- **Available data**
__________
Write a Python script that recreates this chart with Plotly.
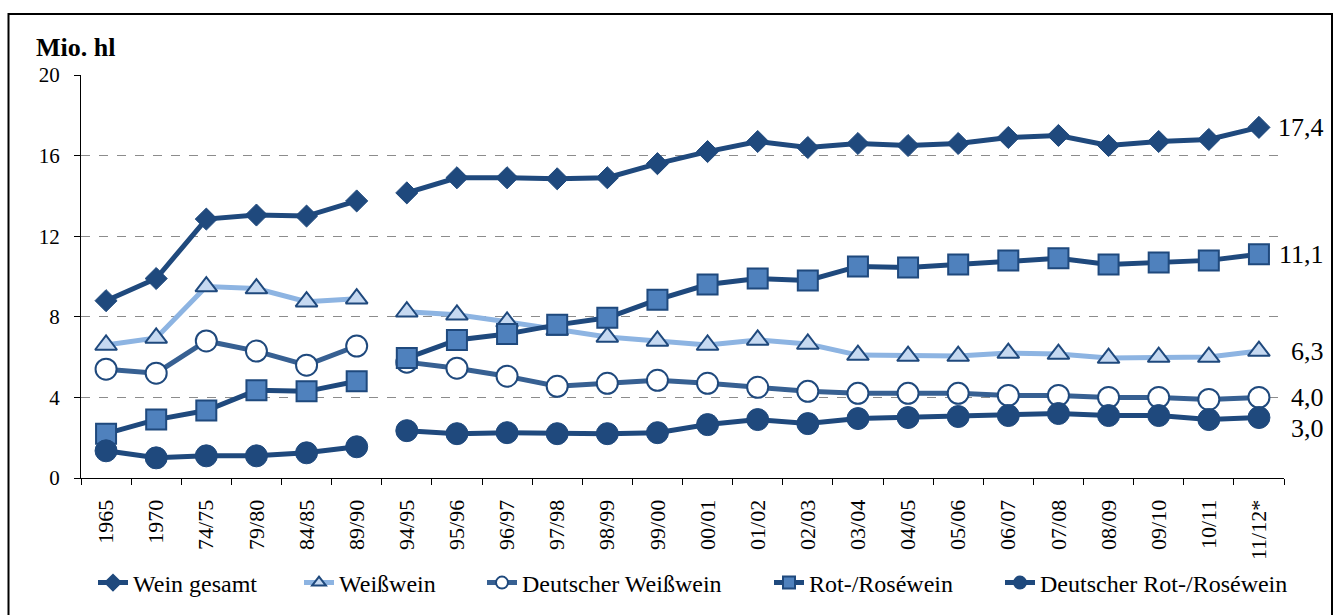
import plotly.graph_objects as go

# Zeitraeume (Kalender- bzw. Wirtschaftsjahre)
periods = ["1965", "1970", "74/75", "79/80", "84/85", "89/90", "94/95", "95/96",
           "96/97", "97/98", "98/99", "99/00", "00/01", "01/02", "02/03", "03/04",
           "04/05", "05/06", "06/07", "07/08", "08/09", "09/10", "10/11", "11/12*"]

# Verbrauch in Mio. hl
wein_gesamt = [8.8, 9.9, 12.85, 13.05, 13.0, 13.75, 14.15, 14.9, 14.9, 14.85, 14.9, 15.6,
               16.2, 16.7, 16.4, 16.6, 16.5, 16.6, 16.9, 17.0, 16.5, 16.7, 16.8, 17.4]
weisswein = [6.6, 6.95, 9.5, 9.4, 8.75, 8.9, 8.25, 8.1, 7.75, 7.35, 7.0, 6.8,
             6.6, 6.85, 6.65, 6.1, 6.05, 6.05, 6.2, 6.15, 5.95, 6.0, 6.0, 6.3]
dt_weisswein = [5.4, 5.2, 6.8, 6.3, 5.6, 6.55, 5.75, 5.45, 5.05, 4.55, 4.7, 4.85,
                4.7, 4.5, 4.3, 4.2, 4.2, 4.2, 4.1, 4.1, 4.0, 4.0, 3.9, 4.0]
rot_rose = [2.2, 2.9, 3.35, 4.35, 4.3, 4.8, 5.95, 6.85, 7.15, 7.6, 7.95, 8.85,
            9.6, 9.9, 9.8, 10.5, 10.45, 10.6, 10.8, 10.9, 10.6, 10.7, 10.8, 11.1]
dt_rot_rose = [1.35, 1.0, 1.1, 1.1, 1.25, 1.55, 2.35, 2.2, 2.25, 2.2, 2.2, 2.25,
               2.65, 2.9, 2.7, 2.95, 3.0, 3.05, 3.1, 3.2, 3.1, 3.1, 2.9, 3.0]

NAVY = "#1F497D"
FONT = "Liberation Serif, Times New Roman, serif"

# Luecke zwischen 89/90 und 94/95: Linie unterbrechen
GAP_AFTER = 5
xs = list(range(GAP_AFTER + 1)) + [GAP_AFTER + 0.5] + list(range(GAP_AFTER + 1, len(periods)))


def with_gap(vals):
    return vals[:GAP_AFTER + 1] + [None] + vals[GAP_AFTER + 1:]


series = [
    ("Wein gesamt", wein_gesamt, NAVY, dict(symbol="diamond", size=17, color=NAVY,
                                            line=dict(color=NAVY, width=1))),
    ("Weißwein", weisswein, "#8DB4E2", dict(symbol="triangle-up", size=19, color="#C6D9F1",
                                           line=dict(color=NAVY, width=2))),
    ("Deutscher Weißwein", dt_weisswein, "#376092", dict(symbol="circle", size=21, color="white",
                                                         line=dict(color=NAVY, width=2))),
    ("Rot-/Roséwein", rot_rose, NAVY, dict(symbol="square", size=20, color="#4F81BD",
                                          line=dict(color=NAVY, width=2))),
    ("Deutscher Rot-/Roséwein", dt_rot_rose, NAVY, dict(symbol="circle", size=22, color=NAVY,
                                                       line=dict(color=NAVY, width=1))),
]

# Textanfang der Legendeneintraege (px) im Original
legend_text_px = [138, 344, 527, 814, 1045]
L, R, T, B = 81, 54, 75, 137
W, H = 1338, 615
pw, ph = W - L - R, H - T - B

fig = go.Figure()
legends = {}
for i, (name, vals, lcolor, marker) in enumerate(series):
    lg = "legend" if i == 0 else f"legend{i + 1}"
    fig.add_trace(go.Scatter(
        x=xs, y=with_gap(vals), name=name, mode="lines+markers",
        line=dict(color=lcolor, width=5), marker=marker,
        connectgaps=False, legend=lg, hoverinfo="skip", showlegend=True
    ))
    legends[lg] = dict(
        orientation="h", x=(legend_text_px[i] - 45 - L) / pw, xanchor="left",
        y=(T + ph - 583) / ph, yanchor="middle", bgcolor="rgba(0,0,0,0)",
        font=dict(family=FONT, size=24, color="black"), itemsizing="constant"
    )

# Endwerte rechts
end_shift = [0, 0, 0, 0, -11]
for (name, vals, _, _), shift in zip(series, end_shift):
    fig.add_annotation(
        x=(1326 - L) / pw, xref="paper", y=vals[-1], yref="y", yshift=shift,
        text=f"{vals[-1]:.1f}".replace(".", ","), showarrow=False,
        xanchor="right", yanchor="middle",
        font=dict(family=FONT, size=26, color="black")
    )

fig.add_annotation(
    x=(34 - L) / pw, xref="paper", y=(T + ph - 48) / ph, yref="paper",
    text="<b>Mio. hl</b>", showarrow=False, xanchor="left", yanchor="middle",
    font=dict(family=FONT, size=26, color="black")
)

# Rahmen um die Grafik
fig.add_shape(
    type="rect", xref="paper", yref="paper",
    x0=(8.5 - L) / pw, x1=(1332 - L) / pw,
    y0=(T + ph - 640) / ph, y1=(T + ph - 14) / ph,
    line=dict(color="black", width=2), layer="below"
)

fig.update_layout(
    width=W, height=H,
    margin=dict(l=L, r=R, t=T, b=B, autoexpand=False),
    plot_bgcolor="white", paper_bgcolor="white",
    font=dict(family=FONT, color="black"),
    showlegend=True,
    **legends
)

fig.update_xaxes(
    range=[-0.5, len(periods) - 0.5],
    tickmode="array", tickvals=list(range(len(periods))), ticktext=periods,
    tickangle=-90, ticks="", ticklabelstandoff=12,
    tickfont=dict(family=FONT, size=22, color="black"),
    showgrid=False, zeroline=False,
    showline=True, linecolor="black", linewidth=1,
    minor=dict(tickmode="array", tickvals=[i - 0.5 for i in range(len(periods) + 1)],
               ticks="outside", ticklen=6, tickcolor="black", tickwidth=1, showgrid=False)
)

fig.update_yaxes(
    range=[0, 20], tickvals=[0, 4, 8, 12, 16, 20],
    ticks="outside", ticklen=6, tickcolor="black", ticklabelstandoff=10,
    tickfont=dict(family=FONT, size=21, color="black"),
    showgrid=True, gridcolor="#8C8C8C", griddash="dash", gridwidth=1,
    zeroline=False, showline=True, linecolor="black", linewidth=1
)

# Seitenrand des Browsers entfernen, damit die Grafik bei (0,0) beginnt
fig.write_html("out.html", config={"displayModeBar": False},
               post_script="document.body.style.margin='0';")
__________
- **Task directions**
Up to and including the line with "import plotly.graph_objects as go", copy the data above from its first line. Skip pictures.

- **Solution to the exercise**
Write a Python script that recreates this chart with Plotly.
import plotly.graph_objects as go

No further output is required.